For disclosure: I do not provide, and have not ever provided, such services to any public sector organization. But if I were negligent and my software caused damage to expensive lab equipment, I might, quite rightly, receive disciplinary or at least remedial action from my employer. And if somebody got hurt, there might be criminal consequences. And that might be sufficient incentive to the individual engineer within a smallish organisation, but it doesn't affect the fundamental problem that the software engineering 'discipline' is, generally speaking, not particularly disciplined when it comes to quality control, testing, documentation and other best practices.
Modern computer systems are very complex, so it is natural that issues arise, but the same can be said for other areas of engineering which are better regulated.

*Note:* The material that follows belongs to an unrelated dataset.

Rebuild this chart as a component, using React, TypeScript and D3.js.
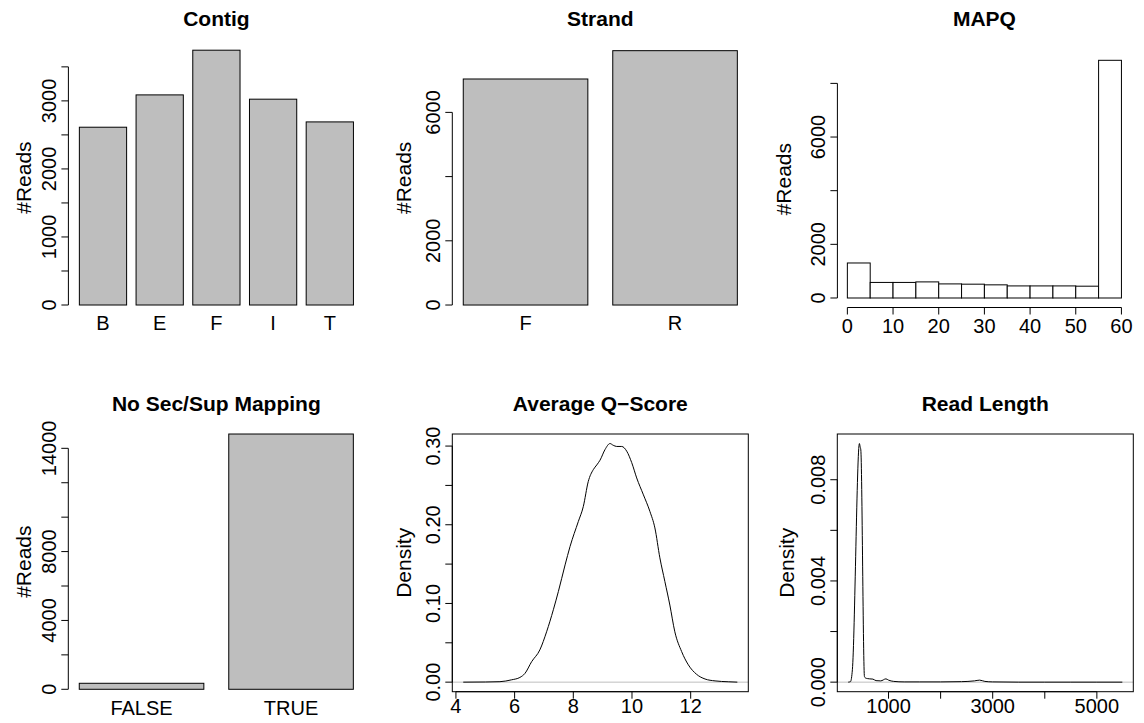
import React from "react";
import * as d3 from "d3";

// ---------- DATA ----------
const contigCats = ["B", "E", "F", "I", "T"];
const contigCounts = [2613, 3088, 3745, 3025, 2691];
const contigTicks = [0, 500, 1000, 1500, 2000, 2500, 3000, 3500];
const contigLabels = [0, 1000, 2000, 3000];

const strandCats = ["F", "R"];
const strandCounts = [7040, 7922];
const strandTicks = [0, 2000, 4000, 6000];
const strandLabels = [0, 2000, 6000];

const mapqBreaks = [0, 5, 10, 15, 20, 25, 30, 35, 40, 45, 50, 55, 60];
const mapqCounts = [1305, 580, 580, 600, 525, 515, 490, 450, 450, 450, 440, 8860];
const mapqYTicks = [0, 2000, 4000, 6000, 8000];
const mapqYLabels = [0, 2000, 6000];
const mapqXTicks = [0, 10, 20, 30, 40, 50, 60];

const secCats = ["FALSE", "TRUE"];
const secCounts = [349, 14831];
const secTicks = [0, 2000, 4000, 6000, 8000, 10000, 12000, 14000];
const secLabels = [0, 4000, 8000, 14000];

const qX = [4.25, 5.0, 5.5, 5.9, 6.18, 6.35, 6.58, 6.86, 7.09, 7.32, 7.49, 7.72, 7.89, 8.17, 8.34, 8.51, 8.68, 8.8, 8.91, 9.08, 9.25, 9.36, 9.48, 9.65, 9.82, 9.99, 10.16, 10.39, 10.61, 10.78, 10.95, 11.12, 11.29, 11.46, 11.69, 11.92, 12.2, 12.49, 12.83, 13.28, 13.59];
const qD = [0, 0.0002, 0.0006, 0.003, 0.006, 0.011, 0.026, 0.041, 0.064, 0.092, 0.115, 0.149, 0.1725, 0.204, 0.223, 0.255, 0.27, 0.276, 0.282, 0.2955, 0.3032, 0.301, 0.2995, 0.2995, 0.2935, 0.279, 0.2595, 0.238, 0.217, 0.196, 0.158, 0.128, 0.098, 0.064, 0.039, 0.022, 0.01, 0.004, 0.0016, 0.0005, 0];
const qYTicks = [0, 0.05, 0.1, 0.15, 0.2, 0.25, 0.3];
const qYLabels = ["0.00", "0.10", "0.20", "0.30"];
const qXTicks = [4, 6, 8, 10, 12];

const rlX = [227, 270, 306, 441, 455, 468, 538, 561, 600, 640, 700, 760, 850, 950, 1000, 1100, 1300, 1600, 2000, 2400, 2650, 2750, 2850, 3000, 3500, 4000, 4500, 5000, 5489];
const rlD = [0, 0.00002, 0.00049, 0.00943, 0.0093, 0.00918, 0.00022, 0.00016, 0.00014, 0.00013, 0.00012, 0.00006, 0.00005, 0.00013, 0.00008, 0.00003, 0.00001, 0.00001, 0.00001, 0.00002, 0.00005, 0.00008, 0.00003, 0.00001, 0, 0, 0, 0, 0];
const rlYTicks = [0, 0.002, 0.004, 0.006, 0.008];
const rlYLabels = ["0.000", "0.004", "0.008"];
const rlXTicks = [1000, 2000, 3000, 4000, 5000];
const rlXLabels = [1000, 3000, 5000];

// ---------- STYLE ----------
const FONT = "'Liberation Sans', Arial, Helvetica, sans-serif";
const TICK_FS = 20;
const LAB_FS = 21;
const MAIN_FS = 21;
const TICK_LEN = 7;
const BAR_FILL = "#BEBEBE";

type YAxisProps = { scale: any; x: number; ticks: number[]; labels: (number | string)[]; labelValues?: number[] };

function YAxis({ scale, x, ticks, labels, labelValues }: YAxisProps) {
  const vals = labelValues ?? (labels as number[]);
  return (
    <g>
      <line x1={x} x2={x} y1={scale(ticks[0])} y2={scale(ticks[ticks.length - 1])} stroke="#000" />
      {ticks.map((t) => (
        <line key={t} x1={x - TICK_LEN} x2={x} y1={scale(t)} y2={scale(t)} stroke="#000" />
      ))}
      {vals.map((v, i) => (
        <text key={i} transform={`translate(${x - 12.5},${scale(v)}) rotate(-90)`} textAnchor="middle" fontSize={TICK_FS}>
          {String(labels[i])}
        </text>
      ))}
    </g>
  );
}

function XAxis({ scale, y, ticks, labels, off }: { scale: any; y: number; ticks: number[]; labels: number[]; off: number }) {
  return (
    <g>
      <line x1={scale(ticks[0])} x2={scale(ticks[ticks.length - 1])} y1={y} y2={y} stroke="#000" />
      {ticks.map((t) => (
        <line key={t} x1={scale(t)} x2={scale(t)} y1={y} y2={y + TICK_LEN} stroke="#000" />
      ))}
      {labels.map((v) => (
        <text key={v} x={scale(v)} y={y + off} textAnchor="middle" fontSize={TICK_FS}>
          {v}
        </text>
      ))}
    </g>
  );
}

function Titles({ left, right, top, bottom, title, titleY, ylab, ylabOff }: any) {
  const cx = (left + right) / 2;
  const cy = (top + bottom) / 2;
  return (
    <g>
      <text x={cx} y={titleY} textAnchor="middle" fontSize={MAIN_FS} fontWeight="bold">
        {title}
      </text>
      <text transform={`translate(${left - ylabOff},${cy}) rotate(-90)`} textAnchor="middle" fontSize={LAB_FS}>
        {ylab}
      </text>
    </g>
  );
}

function BarPanel({ cats, counts, ticks, labels, title, left, top, bottom, titleY, ylabOff }: any) {
  const right = left + 296;
  const n = cats.length;
  const xmin = 0.2;
  const xmax = n * 1.2;
  const xpad = (xmax - xmin) * 0.04;
  const x = d3.scaleLinear().domain([xmin - xpad, xmax + xpad]).range([left, right]);
  const M = d3.max(counts as number[]) as number;
  const y = d3.scaleLinear().domain([-0.04 * M, 1.04 * M]).range([bottom, top]);
  return (
    <g>
      {cats.map((c: string, i: number) => {
        const l = 0.2 + i * 1.2;
        return (
          <g key={c}>
            <rect x={x(l)} y={y(counts[i])} width={x(l + 1) - x(l)} height={y(0) - y(counts[i])} fill={BAR_FILL} stroke="#000" strokeWidth={1} />
            <text x={x(l + 0.5)} y={bottom + 15} textAnchor="middle" fontSize={TICK_FS}>
              {c}
            </text>
          </g>
        );
      })}
      <YAxis scale={y} x={left} ticks={ticks} labels={labels} />
      <Titles left={left} right={right} top={top} bottom={bottom} title={title} titleY={titleY} ylab="#Reads" ylabOff={ylabOff} />
    </g>
  );
}

function HistPanel({ left, top, bottom, titleY, ylabOff }: any) {
  const right = left + 296;
  const lo = mapqBreaks[0];
  const hi = mapqBreaks[mapqBreaks.length - 1];
  const pad = (hi - lo) * 0.04;
  const x = d3.scaleLinear().domain([lo - pad, hi + pad]).range([left, right]);
  const M = d3.max(mapqCounts) as number;
  const y = d3.scaleLinear().domain([-0.04 * M, 1.04 * M]).range([bottom, top]);
  return (
    <g>
      {mapqCounts.map((c, i) => (
        <rect key={i} x={x(mapqBreaks[i])} y={y(c)} width={x(mapqBreaks[i + 1]) - x(mapqBreaks[i])} height={y(0) - y(c)} fill="#fff" stroke="#000" />
      ))}
      <YAxis scale={y} x={left + 1} ticks={mapqYTicks} labels={mapqYLabels} />
      <XAxis scale={x} y={bottom} ticks={mapqXTicks} labels={mapqXTicks} off={25.5} />
      <Titles left={left} right={right} top={top} bottom={bottom} title="MAPQ" titleY={titleY} ylab="#Reads" ylabOff={ylabOff} />
    </g>
  );
}

function DensityPanel({ xs, ds, yTicks, yLabels, yLabelVals, xTicks, xLabels, title, left, top, bottom, titleY, ylabOff }: any) {
  const right = left + 296;
  const [lo, hi] = d3.extent(xs as number[]) as [number, number];
  const pad = (hi - lo) * 0.04;
  const x = d3.scaleLinear().domain([lo - pad, hi + pad]).range([left, right]);
  const M = d3.max(ds as number[]) as number;
  const y = d3.scaleLinear().domain([-0.04 * M, 1.04 * M]).range([bottom, top]);
  const pts: [number, number][] = xs.map((v: number, i: number) => [v, ds[i]]);
  const line = d3
    .line<[number, number]>()
    .x((d) => x(d[0]))
    .y((d) => y(d[1]))
    .curve(d3.curveMonotoneX);
  return (
    <g>
      <line x1={left} x2={right} y1={y(0)} y2={y(0)} stroke="#BEBEBE" />
      <path d={line(pts) || ""} fill="none" stroke="#000" strokeWidth={1} />
      <rect x={left} y={top} width={right - left} height={bottom - top} fill="none" stroke="#000" />
      <YAxis scale={y} x={left} ticks={yTicks} labels={yLabels} labelValues={yLabelVals} />
      <XAxis scale={x} y={bottom} ticks={xTicks} labels={xLabels} off={21.5} />
      <Titles left={left} right={right} top={top} bottom={bottom} title={title} titleY={titleY} ylab="Density" ylabOff={ylabOff} />
    </g>
  );
}

export default function App() {
  return (
    <svg
      width={1144}
      height={723}
      style={{ position: "absolute", left: 0, top: 0, background: "#fff", fontFamily: FONT }}
      fontFamily={FONT}
    >
      <rect x={0} y={0} width={1144} height={723} fill="#fff" />
      <BarPanel cats={contigCats} counts={contigCounts} ticks={contigTicks} labels={contigLabels} title="Contig" left={68.4} top={40} bottom={315.2} titleY={26} ylabOff={37} />
      <BarPanel cats={strandCats} counts={strandCounts} ticks={strandTicks} labels={strandLabels} title="Strand" left={452.3} top={40.5} bottom={315.2} titleY={26} ylabOff={41} />
      <HistPanel left={836.4} top={50.8} bottom={307.5} titleY={26} ylabOff={45} />
      <BarPanel cats={secCats} counts={secCounts} ticks={secTicks} labels={secLabels} title="No Sec/Sup Mapping" left={68.3} top={423.8} bottom={699.5} titleY={411} ylabOff={37} />
      <DensityPanel xs={qX} ds={qD} yTicks={qYTicks} yLabels={qYLabels} yLabelVals={[0, 0.1, 0.2, 0.3]} xTicks={qXTicks} xLabels={qXTicks} title="Average Q−Score" left={452.3} top={434} bottom={691.7} titleY={411} ylabOff={41} />
      <DensityPanel xs={rlX} ds={rlD} yTicks={rlYTicks} yLabels={rlYLabels} yLabelVals={[0, 0.004, 0.008]} xTicks={rlXTicks} xLabels={rlXLabels} title="Read Length" left={837.3} top={434} bottom={691.7} titleY={411} ylabOff={43} />
    </svg>
  );
}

Many software engineers (myself included) are self-taught and have no qualification or formal training -- only the good fortune to have worked with, and learnt from, excellent colleagues. This is not a bad thing, as it makes the field accessible and allows talent to join the industry, but without oversight, it allows bad practices to proliferate.
I can't comment on the particulars of the latest outage because I don't know what happened, although it is good to know that CrowdStrike are already performing a root cause analysis (archive) on the incident. But with an outage of this scale that affects so many sectors, there does need to be some accountability to the public, and 'we fired the individual who wrote that code' and 'our stock price crashed' aren't enough to change the broader culture in the discipline and prevent similar outages from happening again at some other company.
Regulations must not become mere box-ticking exercises, but if implemented effectively, they make service providers accountable to taxpayer. But they are good for engineers too. They force us to think about engineering quality. Things that we know we should be doing but often neglect, either because (a) we have tight deadlines or (b) they are boring. We don't like to admit this, but this is often a reason for poor documentation. But they should really be factored in the cost of software development. For all its flaws, GDPR was a step in the right(ish) direction; companies and engineers have been made to consider the consequences of their work pertaining to data handling.
This post is motivated by the ongoing CrowdStrike outage, but pertains to software engineering in general, not to the particulars of this incident. As with all other content on this blog, it expresses my opinions, not those of my employer.